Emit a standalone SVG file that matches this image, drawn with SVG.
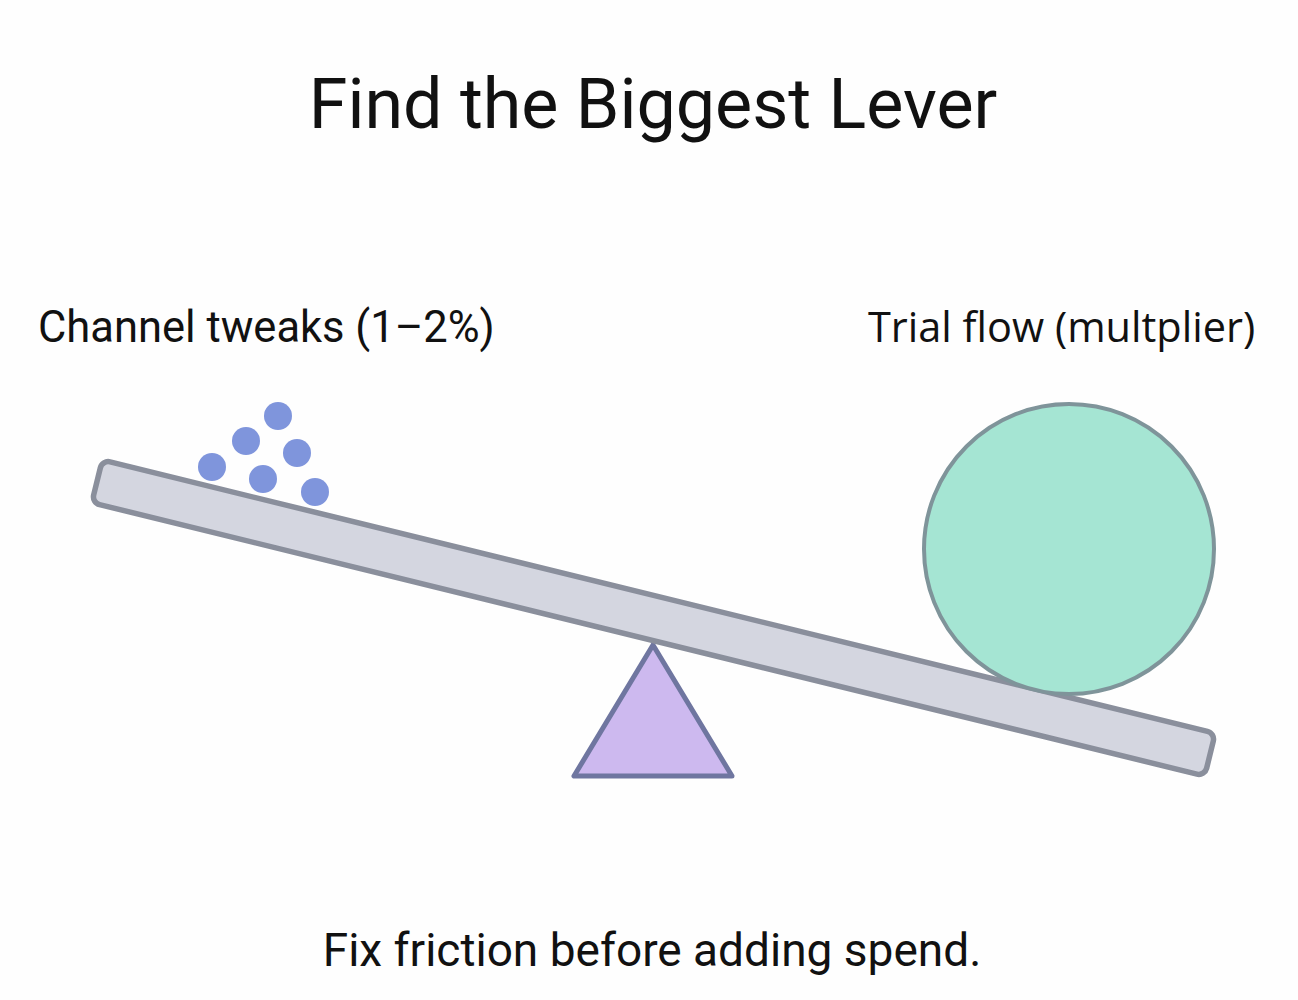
<svg xmlns="http://www.w3.org/2000/svg" width="1298" height="1000" viewBox="0 0 1298 1000">
<style>
.t{font-family:Roboto,"Liberation Sans",sans-serif;fill:#111;}
.ball{fill:#7f95dc;}
</style>
<rect width="1298" height="1000" fill="#fefefe"/>
<text class="t" x="653" y="128" font-size="70" text-anchor="middle">Find the Biggest Lever</text>
<g id="label-left"><text class="t" x="38" y="342" font-size="43.5">Channel tweaks (1–2%)</text></g>
<g id="label-right"><text x="868" y="342" font-size="41.5" style="font-family:'Open Sans','Noto Sans',sans-serif;fill:#111">Trial flow (multplier)</text></g>
<g id="fulcrum"><polygon points="653,645 574,776 732,776" fill="#cdb9ef" stroke="#6f76a0" stroke-width="5" stroke-linejoin="round"/></g>
<g id="plank"><rect x="80.5" y="596" width="1146" height="44" rx="8" transform="rotate(13.8 653.5 618)" fill="#d4d6e0" stroke="#8a8f9c" stroke-width="5.5"/></g>
<g id="big-ball"><circle cx="1069" cy="549" r="145" fill="#a5e5d3" stroke="#7f949a" stroke-width="4"/></g>
<g id="small-balls">
<circle class="ball" cx="278" cy="416" r="14"/>
<circle class="ball" cx="246" cy="441" r="14"/>
<circle class="ball" cx="297" cy="453" r="14"/>
<circle class="ball" cx="212" cy="467" r="14"/>
<circle class="ball" cx="263" cy="479" r="14"/>
<circle class="ball" cx="315" cy="492" r="14"/>
</g>
<g id="caption"><text class="t" x="652" y="966" font-size="46" text-anchor="middle">Fix friction before adding spend.</text></g>
<g id="connectors"/>
</svg>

....

What to do
Transcribe the whole listing exactly. Pictures are excluded.

Result below
Emit a standalone SVG file that matches this image, drawn with SVG.
<svg xmlns="http://www.w3.org/2000/svg" width="1298" height="1000" viewBox="0 0 1298 1000">
<style>
.t{font-family:Roboto,"Liberation Sans",sans-serif;fill:#111;}
.ball{fill:#7f95dc;}
</style>
<rect width="1298" height="1000" fill="#fefefe"/>
<text class="t" x="653" y="128" font-size="70" text-anchor="middle">Find the Biggest Lever</text>
<g id="label-left"><text class="t" x="38" y="342" font-size="43.5">Channel tweaks (1–2%)</text></g>
<g id="label-right"><text x="868" y="342" font-size="41.5" style="font-family:'Open Sans','Noto Sans',sans-serif;fill:#111">Trial flow (multplier)</text></g>
<g id="fulcrum"><polygon points="653,645 574,776 732,776" fill="#cdb9ef" stroke="#6f76a0" stroke-width="5" stroke-linejoin="round"/></g>
<g id="plank"><rect x="80.5" y="596" width="1146" height="44" rx="8" transform="rotate(13.8 653.5 618)" fill="#d4d6e0" stroke="#8a8f9c" stroke-width="5.5"/></g>
<g id="big-ball"><circle cx="1069" cy="549" r="145" fill="#a5e5d3" stroke="#7f949a" stroke-width="4"/></g>
<g id="small-balls">
<circle class="ball" cx="278" cy="416" r="14"/>
<circle class="ball" cx="246" cy="441" r="14"/>
<circle class="ball" cx="297" cy="453" r="14"/>
<circle class="ball" cx="212" cy="467" r="14"/>
<circle class="ball" cx="263" cy="479" r="14"/>
<circle class="ball" cx="315" cy="492" r="14"/>
</g>
<g id="caption"><text class="t" x="652" y="966" font-size="46" text-anchor="middle">Fix friction before adding spend.</text></g>
<g id="connectors"/>
</svg>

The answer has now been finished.